Because of the lower overall numbers participating in Retro Hugo nominations, the likelihood of ties for the last place on the ballot is much greater, and EPH has come into play as a tie-breaker much more frequently. In those three years, no fewer than 19 potential finalists who would have qualified for the ballot under the old system were knocked off it by EPH, and only 4 were added to the ballot by EPH. All (as far as I can tell) were white men or by white men, so there is no diversity angle to consider.
Of the four lucky stories (they are all stories) added to the ballot by EPH, two finished in last place in the final ranking, and one in fourth, but one, “I, Rocket”, by Ray Bradbury, won.
There’s an obvious fix to make the Retro Hugos less hassle for everyone, which is not to run them in the first place. However, if the decision has been made to run them, I think EPH helps rather than hinders the process, and as an administrator I’d much rather have it on my side than not.
But the Business Meeting gets to decide these things, and I don’t.

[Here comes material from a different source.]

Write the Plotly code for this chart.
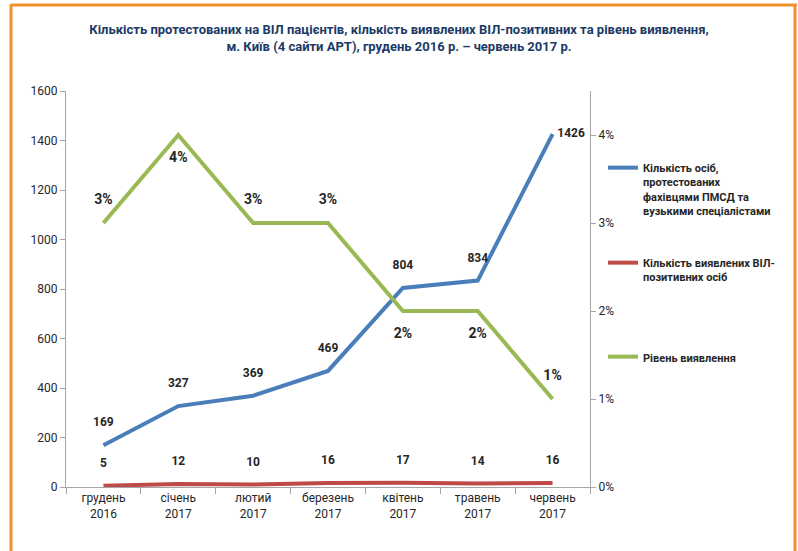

I’ve added links to my (incomplete) analysis of the 2017 Best Fancast category in the comments on Mike Glyer’s article (including the spreadsheet I used to analyze the published tables on EPH that year).
EPH’s view of diversity comes down to “diversity of support” rather than demographic diversity, as you note: “to boost nominees with more localised support.” However, I think it has had an indirect effect on demographic diversity by changing the voting pool, due to the decisions of those who had previously been trying to game the system. It was not intended to chase anyone away – indeed, in the discussions leading to EPH we assumed that at least some Puppies were arguing in good faith and we tried to accommodate their stated concerns about explicit or implicit slating by anyone, regardless of political affiliation. But the fact that a bunch of folks seem to have responded to the adoption of anti-slating measures by giving up on the Hugos does seem to have increased the demographic diversity of nominees from those who have remained.